Leahy touts passage of US Innovation Competition Act
Vermont’s senior senator says he will wait until winter to decide whether he will seek another term in office.
BURLINGTON, Vt. (WCAX) - Vermont Sen. Patrick Leahy is touting the passage of the U.S. Innovation Competition Act.
It’s aimed at improving competition in the semiconductor business and is on its way to President Biden’s desk.
The global shortage is affecting technology and automotive supply chains.
Leahy says the U.S. has to continue to produce them domestically, including at GlobalFoundries in Essex Junction.
“Existing technology can be threatened by the production of chips moving to foreign countries. This creates an Achilles’ heel to the United States and we can’t do that,” said Leahy, D-Vermont.

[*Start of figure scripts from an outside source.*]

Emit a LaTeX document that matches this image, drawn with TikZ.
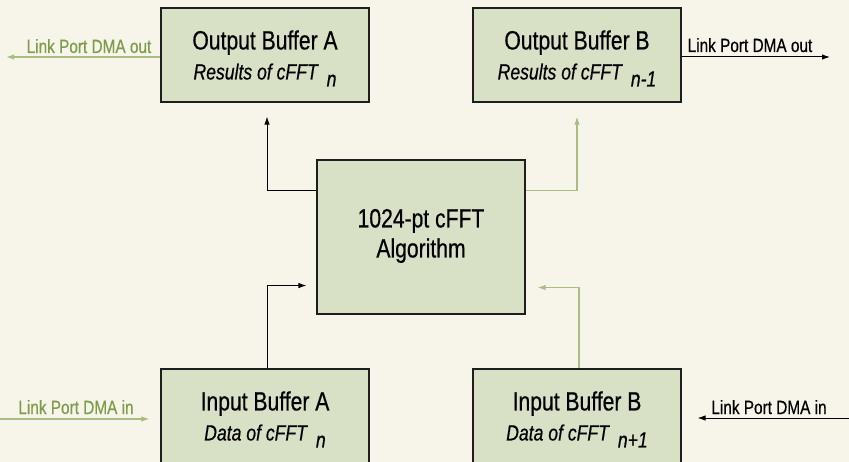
\documentclass[tikz,border=0pt]{standalone}
\usepackage{fontspec}
\setmainfont{Liberation Sans}[FakeStretch=0.8, FakeBold=0.5]
\usetikzlibrary{arrows.meta,calc}

\definecolor{paper}{HTML}{F7F5EA}
\definecolor{boxfill}{HTML}{D8E0C5}
\definecolor{boxline}{HTML}{1E1E1E}
\definecolor{greenline}{HTML}{A9BD82}
\definecolor{greentext}{HTML}{7F9C4C}

\tikzset{
  x=1bp, y=-1bp,
  buf/.style={draw=boxline, fill=boxfill, line width=1.1bp,
    minimum width=208bp, minimum height=94bp, inner sep=0pt},
  algbox/.style={draw=boxline, fill=boxfill, line width=1.1bp,
    minimum width=208bp, minimum height=154bp, inner sep=0pt},
  ttl/.style={anchor=base, inner sep=0pt, font=\fontsize{26.4bp}{30bp}\selectfont},
  sub/.style={anchor=base, inner sep=0pt, font=\fontsize{22bp}{26bp}\selectfont\itshape},
  lbl/.style={anchor=base, inner sep=0pt, font=\fontsize{19.2bp}{22bp}\selectfont},
  tip/.style={-{Latex[length=8bp,width=5.5bp]}},
  blk/.style={tip, draw=black, line width=1bp},
  grn/.style={tip, draw=greenline, line width=1.3bp},
}

\begin{document}
\begin{tikzpicture}
  \useasboundingbox (0,0) rectangle (849,462);
  \clip (0,0) rectangle (849,462);
  \fill[paper] (0,0) rectangle (849,462);

  % buffers and the FFT block
  \node[buf] (oba) at (265,55) {};
  \node[buf] (obb) at (577,55) {};
  \node[buf] (iba) at (265,416) {};
  \node[buf] (ibb) at (577,416) {};
  \node[algbox] (alg) at (421,237) {};

  % box texts
  \node[ttl] (oba-t) at ($(oba.north)+(0,42)$) {Output Buffer A};
  \node[sub] (oba-s) at ($(oba.north)+(0,72)$) {Results of cFFT\hspace{9bp}\raisebox{-7bp}{n}};
  \node[ttl] (obb-t) at ($(obb.north)+(0,42)$) {Output Buffer B};
  \node[sub] (obb-s) at ($(obb.north)+(0,72)$) {Results of cFFT\hspace{9bp}\raisebox{-7bp}{n-1}};
  \node[ttl] (iba-t) at ($(iba.north)+(0,42)$) {Input Buffer A};
  \node[sub] (iba-s) at ($(iba.north)+(0,72)$) {Data of cFFT\hspace{9bp}\raisebox{-7bp}{n}};
  \node[ttl] (ibb-t) at ($(ibb.north)+(0,42)$) {Input Buffer B};
  \node[sub] (ibb-s) at ($(ibb.north)+(0,72)$) {Data of cFFT\hspace{9bp}\raisebox{-7bp}{n+1}};
  \node[ttl] (alg-t) at ($(alg.north)+(0,68)$) {1024-pt cFFT};
  \node[ttl] (alg-u) at ($(alg.north)+(0,98)$) {Algorithm};

  % data flow through the FFT block
  \draw[blk, shorten >=14bp] ($(alg.north west)+(0,31)$) -| ([xshift=2bp]oba.south);
  \draw[grn, shorten >=14bp] ($(alg.north east)+(0,31)$) -| (obb.south);
  \draw[blk, shorten >=10bp] ([xshift=2bp]iba.north) |- ($(alg.south west)+(0,-29)$);
  \draw[grn, shorten >=12bp] ([xshift=2bp]ibb.north) |- ($(alg.south east)+(0,-27)$);

  % link port transfers
  \coordinate (loa) at (6,57);
  \coordinate (lob) at (830,57);
  \coordinate (lia) at (0,419);
  \coordinate (lib) at (849,418);
  \draw[grn] (oba.west |- loa) -- (loa);
  \draw[blk] (obb.east |- lob) -- (lob);
  \draw[grn, shorten >=11bp] (lia) -- (iba.west |- lia);
  \draw[blk, shorten >=16bp] (lib) -- (ibb.east |- lib);

  \node[lbl, text=greentext] (loa-l) at (89,53) {Link Port DMA out};
  \node[lbl] (lob-l) at (750,52) {Link Port DMA out};
  \node[lbl, text=greentext] (lia-l) at (76,414) {Link Port DMA in};
  \node[lbl] (lib-l) at (769,414) {Link Port DMA in};
\end{tikzpicture}
\end{document}
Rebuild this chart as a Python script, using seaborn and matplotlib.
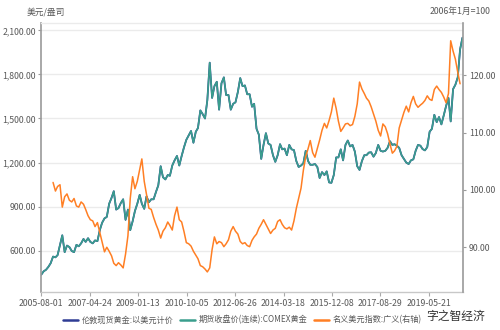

At the same time, House and Senate lawmakers are mulling over a multibillion-dollar infrastructure bill. Leahy, the chair of the Senate Appropriations Committee, says negotiations on its size and scope are ongoing.
Meanwhile, Vermont’s senior senator says he will wait until this winter to make a decision of whether he will seek another term in office.
The 81-year-old senator is faced with deciding whether to seek a ninth six-year term in office.
His looming decision has put Vermont politicians and political observers on edge as some are preparing to step forward to succeed him if he retires.
This spring, Leahy revealed his wife, Marcelle, is receiving treatment for chronic lymphocytic leukemia.
He says her prognosis is looking better by the day but he says that he’s not even considering whether to run or not until this winter.
He says he’s focused on working in the Senate right now.
“If you’re hampered by worrying on every single board and worrying about every election, you’re not a very effective senator,” Leahy said.
Political observers have floated Rep. Peter Welch, Lt. Gov. Molly Gray and Senate President Pro Tem Becca Balint as potential successors to Leahy if he retires.